**SHORT TASK**. Extract word for word the lines of the listing from its start to the line holding "(0,0) rectangle (1560,1132);", both ends kept; pictures are not part of the copy.

— Begin MATERIAL —

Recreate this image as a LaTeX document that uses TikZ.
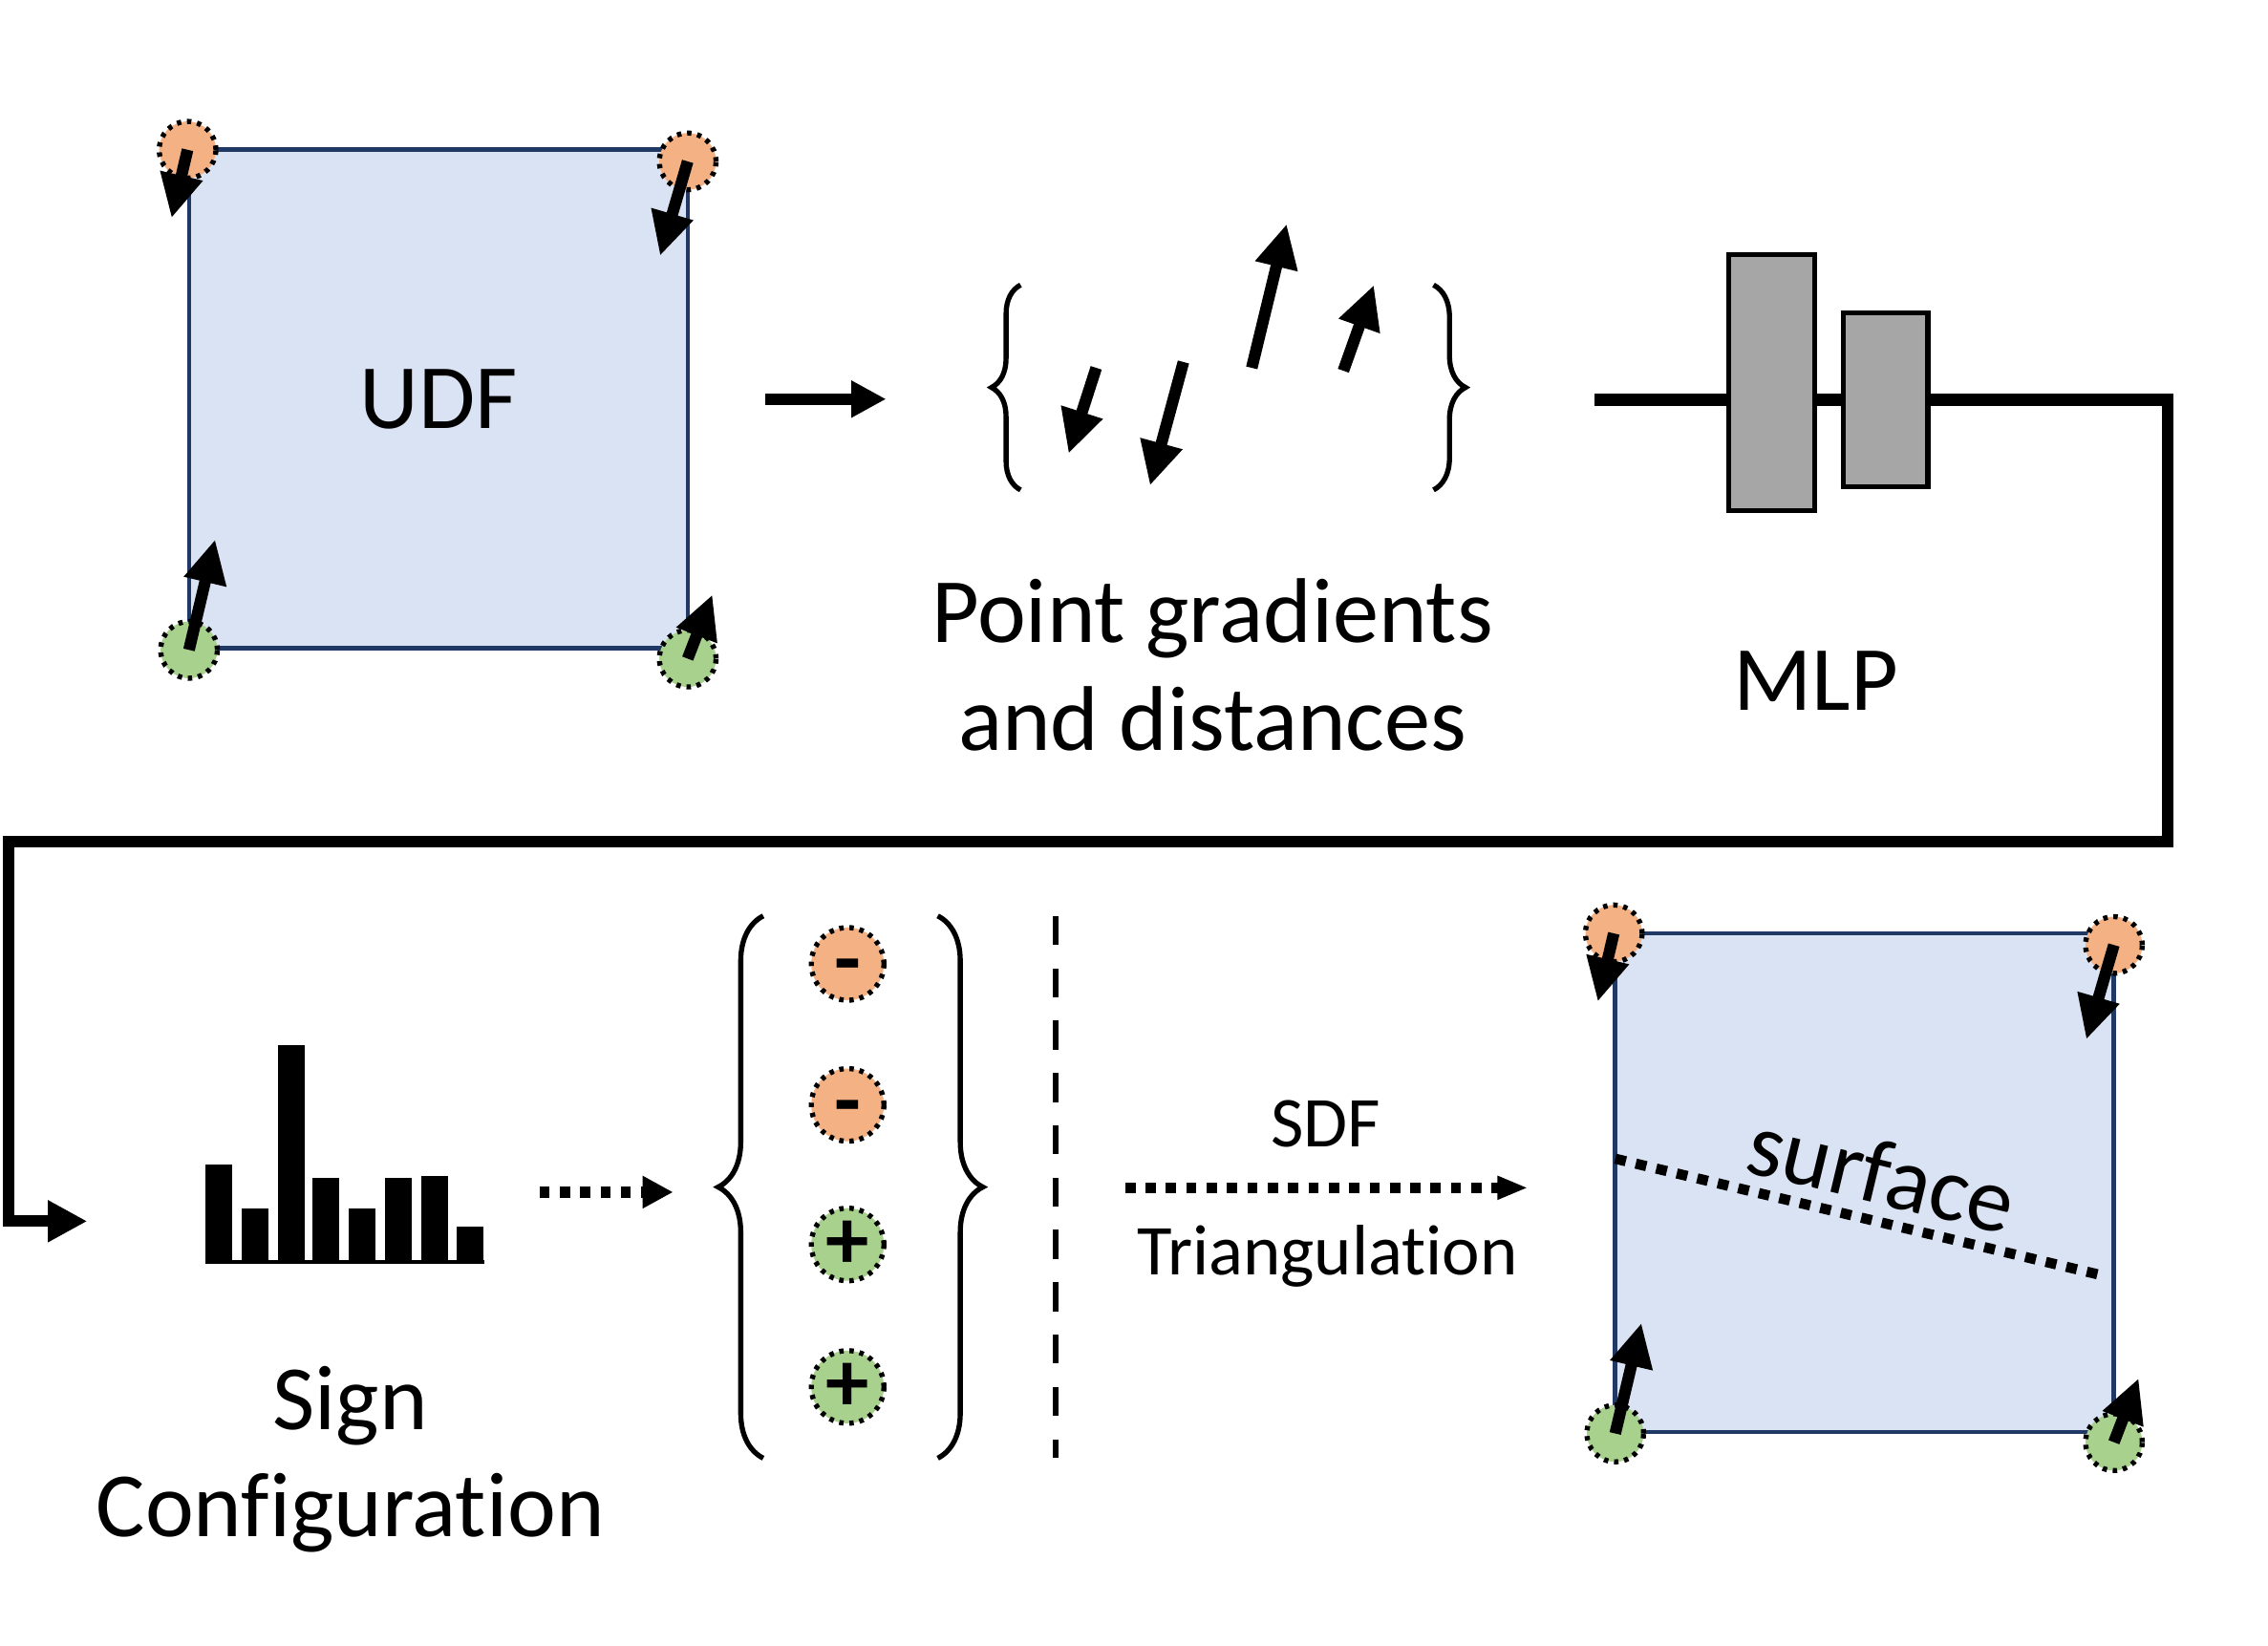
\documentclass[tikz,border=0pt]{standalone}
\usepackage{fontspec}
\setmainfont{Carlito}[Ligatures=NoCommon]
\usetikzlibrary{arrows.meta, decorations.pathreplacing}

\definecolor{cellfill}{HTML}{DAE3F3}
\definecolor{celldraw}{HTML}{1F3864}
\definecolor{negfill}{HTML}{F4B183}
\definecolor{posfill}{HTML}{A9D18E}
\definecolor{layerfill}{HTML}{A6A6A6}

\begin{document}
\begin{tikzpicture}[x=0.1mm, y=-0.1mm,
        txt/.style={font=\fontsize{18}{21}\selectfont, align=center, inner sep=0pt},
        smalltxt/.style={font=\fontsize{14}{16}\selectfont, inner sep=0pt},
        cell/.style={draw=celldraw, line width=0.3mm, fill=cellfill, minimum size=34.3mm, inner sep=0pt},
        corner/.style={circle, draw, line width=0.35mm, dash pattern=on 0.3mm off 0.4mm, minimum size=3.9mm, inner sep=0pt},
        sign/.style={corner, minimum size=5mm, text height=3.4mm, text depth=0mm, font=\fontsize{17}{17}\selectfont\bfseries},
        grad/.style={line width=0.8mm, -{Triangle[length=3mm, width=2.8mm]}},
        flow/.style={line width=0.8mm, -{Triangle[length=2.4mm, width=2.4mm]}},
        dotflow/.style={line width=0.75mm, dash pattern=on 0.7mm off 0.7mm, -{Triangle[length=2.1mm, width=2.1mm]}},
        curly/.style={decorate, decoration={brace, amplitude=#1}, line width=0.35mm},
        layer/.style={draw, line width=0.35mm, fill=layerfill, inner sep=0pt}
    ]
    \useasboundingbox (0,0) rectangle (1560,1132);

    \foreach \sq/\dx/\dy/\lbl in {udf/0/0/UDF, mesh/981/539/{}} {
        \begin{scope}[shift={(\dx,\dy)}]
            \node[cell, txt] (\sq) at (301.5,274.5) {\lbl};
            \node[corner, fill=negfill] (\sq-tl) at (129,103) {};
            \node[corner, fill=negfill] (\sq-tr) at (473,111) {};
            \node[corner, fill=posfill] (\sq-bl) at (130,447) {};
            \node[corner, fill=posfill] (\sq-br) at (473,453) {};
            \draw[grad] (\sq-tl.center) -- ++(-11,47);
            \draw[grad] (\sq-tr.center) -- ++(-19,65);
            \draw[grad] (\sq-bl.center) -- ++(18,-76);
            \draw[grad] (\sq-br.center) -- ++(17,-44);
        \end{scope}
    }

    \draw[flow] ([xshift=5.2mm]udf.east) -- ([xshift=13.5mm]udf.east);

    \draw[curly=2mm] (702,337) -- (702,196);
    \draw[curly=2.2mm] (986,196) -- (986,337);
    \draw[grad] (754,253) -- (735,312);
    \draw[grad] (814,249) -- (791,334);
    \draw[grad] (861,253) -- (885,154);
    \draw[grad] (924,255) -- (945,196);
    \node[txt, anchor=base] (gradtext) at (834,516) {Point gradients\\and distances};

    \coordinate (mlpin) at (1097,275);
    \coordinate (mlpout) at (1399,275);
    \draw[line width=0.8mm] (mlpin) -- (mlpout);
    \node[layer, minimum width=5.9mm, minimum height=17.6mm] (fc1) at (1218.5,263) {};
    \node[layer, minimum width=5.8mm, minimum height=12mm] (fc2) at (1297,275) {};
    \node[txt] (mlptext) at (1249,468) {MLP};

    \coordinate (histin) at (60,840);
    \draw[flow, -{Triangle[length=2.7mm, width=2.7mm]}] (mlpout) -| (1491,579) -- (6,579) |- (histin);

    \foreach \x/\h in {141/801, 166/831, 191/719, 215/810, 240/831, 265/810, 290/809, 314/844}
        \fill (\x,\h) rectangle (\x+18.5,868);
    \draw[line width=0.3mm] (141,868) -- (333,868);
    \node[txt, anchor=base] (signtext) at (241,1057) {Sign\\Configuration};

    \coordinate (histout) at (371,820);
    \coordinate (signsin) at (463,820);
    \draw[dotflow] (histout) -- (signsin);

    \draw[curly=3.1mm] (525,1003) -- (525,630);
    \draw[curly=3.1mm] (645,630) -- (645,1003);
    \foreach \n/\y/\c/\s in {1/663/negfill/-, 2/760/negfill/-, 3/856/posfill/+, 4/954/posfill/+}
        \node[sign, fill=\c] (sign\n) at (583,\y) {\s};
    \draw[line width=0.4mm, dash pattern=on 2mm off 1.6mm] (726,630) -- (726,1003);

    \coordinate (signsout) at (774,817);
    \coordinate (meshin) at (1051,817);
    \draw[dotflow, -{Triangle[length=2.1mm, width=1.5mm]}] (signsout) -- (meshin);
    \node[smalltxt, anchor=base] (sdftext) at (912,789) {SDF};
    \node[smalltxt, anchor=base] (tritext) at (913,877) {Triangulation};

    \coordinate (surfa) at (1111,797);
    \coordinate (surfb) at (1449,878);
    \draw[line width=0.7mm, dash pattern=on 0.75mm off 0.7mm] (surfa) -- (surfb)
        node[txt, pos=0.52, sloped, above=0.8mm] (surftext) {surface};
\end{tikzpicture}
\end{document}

— End MATERIAL —

**ANSWER IN FULL**.
Recreate this image as a LaTeX document that uses TikZ.
\documentclass[tikz,border=0pt]{standalone}
\usepackage{fontspec}
\setmainfont{Carlito}[Ligatures=NoCommon]
\usetikzlibrary{arrows.meta, decorations.pathreplacing}

\definecolor{cellfill}{HTML}{DAE3F3}
\definecolor{celldraw}{HTML}{1F3864}
\definecolor{negfill}{HTML}{F4B183}
\definecolor{posfill}{HTML}{A9D18E}
\definecolor{layerfill}{HTML}{A6A6A6}

\begin{document}
\begin{tikzpicture}[x=0.1mm, y=-0.1mm,
        txt/.style={font=\fontsize{18}{21}\selectfont, align=center, inner sep=0pt},
        smalltxt/.style={font=\fontsize{14}{16}\selectfont, inner sep=0pt},
        cell/.style={draw=celldraw, line width=0.3mm, fill=cellfill, minimum size=34.3mm, inner sep=0pt},
        corner/.style={circle, draw, line width=0.35mm, dash pattern=on 0.3mm off 0.4mm, minimum size=3.9mm, inner sep=0pt},
        sign/.style={corner, minimum size=5mm, text height=3.4mm, text depth=0mm, font=\fontsize{17}{17}\selectfont\bfseries},
        grad/.style={line width=0.8mm, -{Triangle[length=3mm, width=2.8mm]}},
        flow/.style={line width=0.8mm, -{Triangle[length=2.4mm, width=2.4mm]}},
        dotflow/.style={line width=0.75mm, dash pattern=on 0.7mm off 0.7mm, -{Triangle[length=2.1mm, width=2.1mm]}},
        curly/.style={decorate, decoration={brace, amplitude=#1}, line width=0.35mm},
        layer/.style={draw, line width=0.35mm, fill=layerfill, inner sep=0pt}
    ]
    \useasboundingbox (0,0) rectangle (1560,1132);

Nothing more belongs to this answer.